Greater Manchester-wide expansion of seven-day GP access planned for year end
Manchester’s seven-day working pilots are due to be significantly expanded by the end of 2015, it has emerged.
The Greater Manchester health economy, which has been handed a devolved budget for health and social care by the Treasury, is planning to fund a huge expansion of the scheme which has been led by Manchester GP Dr Ivan Benett, clinical adviser on the NHS Central Manchester CCG board.
However Manchester LMC honourary secretary Dr Tracey Vell, who was only recently invited to join the devolution programme board, told Pulse that this would not be achieved by extending the core hours contracted from GP practices in Greater Manchester.
Dr Vell said the LMC had successfully made the point that GPs could not expand their core contractual hours, an idea floated several times by the programme board.
She said: ‘What we’re going to provide is a separately commissioned and local access to a GP in a non-urgent way, outside of core hours. But that offer is not necessarily going to be either provided by GPs in practice, nor paid for through the core contract or anything.’

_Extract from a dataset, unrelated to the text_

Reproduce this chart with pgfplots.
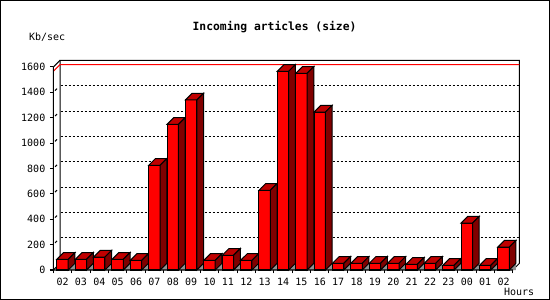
\documentclass[border=0pt]{standalone}
\usepackage{pgfplots}
\usepackage{pgfplotstable}
\pgfplotsset{compat=1.18}
\usepackage{fontspec}
\setmainfont{DejaVu Sans Mono}
\definecolor{barfront}{HTML}{FF0000}
\definecolor{bartop}{HTML}{C00000}
\definecolor{barside}{HTML}{800000}
\definecolor{floorgray}{HTML}{909090}
\pgfplotstableread{
x v
0 84
1 84
2 102
3 84
4 76
5 825
6 1148
7 1340
8 76
9 116
10 76
11 628
12 1566
13 1550
14 1245
15 53
16 53
17 53
18 53
19 45
20 53
21 37
22 370
23 37
24 181
}\datatable
\def\dx{0.365}
\def\dy{52.8}
\def\hw{0.31}
\newcommand\drawbar[1]{%
  \pgfplotstablegetelem{#1}{v}\of\datatable
  \pgfmathsetmacro\vv{\pgfplotsretval}%
  \pgfmathsetmacro\vt{\vv+\dy}%
  \pgfmathsetmacro\xa{#1-\hw}%
  \pgfmathsetmacro\xb{#1+\hw}%
  \pgfmathsetmacro\xc{#1-\hw+\dx}%
  \pgfmathsetmacro\xd{#1+\hw+\dx}%
  \edef\next{%
    \noexpand\addplot[fill=floorgray, draw=none] coordinates {(\xb,0) (\xd,\dy) (\xd,0)} -- cycle;
    \noexpand\addplot[fill=barfront, draw=black, line width=0.75pt, line join=miter] coordinates {(\xa,0) (\xa,\vv) (\xb,\vv) (\xb,0)} -- cycle;
    \noexpand\addplot[fill=bartop, draw=black, line width=0.75pt, line join=miter] coordinates {(\xa,\vv) (\xc,\vt) (\xd,\vt) (\xb,\vv)} -- cycle;
    \noexpand\addplot[fill=barside, draw=black, line width=0.75pt, line join=miter] coordinates {(\xb,0) (\xb,\vv) (\xd,\vt) (\xd,\dy)} -- cycle;
  }\next
}
\newcommand\gridline[1]{%
  \pgfmathsetmacro\ga{#1+13.4}%
  \pgfmathsetmacro\gb{#1+29}%
  \pgfmathsetmacro\gc{#1+52.8}%
  \edef\next{%
    \noexpand\addplot[black, line width=0.75pt] coordinates {(-0.407,\ga) (-0.3,\gb)};
    \noexpand\addplot[black, line width=0.75pt, dash pattern=on 1.5pt off 1.5pt] coordinates {(-0.1,\gc) (24.865,\gc)};
  }\next
}
\begin{document}
\begin{tikzpicture}
\useasboundingbox (0,0) rectangle (412.5pt,225pt);
\fill[white] (0,0) rectangle (412.5pt,225pt);
\draw[line width=0.75pt] (0.375pt,0.375pt) rectangle (412.125pt,224.625pt);
\begin{axis}[
  at={(40pt,22.5pt)}, anchor=south west,
  scale only axis, width=349.6pt, height=157.3pt,
  xmin=-0.5, xmax=24.865, ymin=0, ymax=1652.8,
  clip=false,
  axis line style={draw=none},
  xtick={-0.5,0.5,...,24.5},
  x tick label as interval,
  xticklabels={02,03,04,05,06,07,08,09,10,11,12,13,14,15,16,17,18,19,20,21,22,23,00,01,02},
  ytick={0,200,400,600,800,1000,1200,1400,1600},
  xtick pos=left, ytick pos=left,
  tick align=outside,
  major tick length=2.5pt,
  tick style={black, line width=0.75pt},
  ticklabel style={font=\fontsize{7.5}{9}\selectfont},
  /pgf/number format/assume math mode=true,
  /pgf/number format/1000 sep={},
]
% back wall frame
\addplot[black, line width=0.75pt] coordinates {(-0.5,0) (-0.135,52.8) (-0.135,1652.8) (24.865,1652.8) (24.865,52.8) (24.5,0)};
% grid lines in back plane
\pgfplotsinvokeforeach{200,400,600,800,1000,1200,1400}{\gridline{#1}}
% maximum line
\addplot[red, line width=0.75pt] coordinates {(-0.5,1566) (-0.135,1618.8) (24.865,1618.8)};
% bars
\pgfplotsinvokeforeach{0,1,2,3,4,5,6,7,8,9,10,11,12,13,14,15,16,17,18,19,20,21,22,23,24}{\drawbar{#1}}
% front frame
\addplot[black, line width=0.75pt] coordinates {(-0.135,1652.8) (-0.5,1600) (-0.5,0) (24.5,0)};
\end{axis}
\node[anchor=base, font=\fontsize{8.5}{10}\selectfont\bfseries] at (205.9pt,202pt) {Incoming articles (size)};
\node[anchor=base, font=\fontsize{7.5}{9}\selectfont] at (35.4pt,194.5pt) {Kb/sec};
\node[anchor=base, font=\fontsize{7.5}{9}\selectfont] at (389.4pt,3.2pt) {Hours};
\end{tikzpicture}
\end{document}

Dr Vell added: ‘It’s just for clarity, there’s been lots of confusion coming out from Manchester, I’ve been very vocal about it all along. I will not support it, the LMC and the [GP] workforce cannot support any extension. It’s not safe for patient care.’
Manchester LMC leaders, were excluded from initial discussions as plans were agreed with the Treasury, but was Dr Vell was finally accepted to join the programme board last week.
Dr Vell further revealed that plans are under discussion to roll out integration of primary, secondary and social care within local hubs covering the population of around 10 GP practices, which would see hospital specialists and social care workers spending time in the community alleviating pressure on GP practices.
Under the LMC-supported plans, these hubs could see ambulatory GPSIs provide weekly clinics for diabetes, COPD or heart failure and also allow hospital specialists to conduct outpatient appointments closer to people’s homes.
Dr Vell said: ‘Instead of running diabetic clinics in your surgery, you will run it at a local specialist centre which is local for those 10 practices. So the patients will go there and also have access to the consultant and his team as well as voluntary agencies that can help them with the social part, such as benefits.’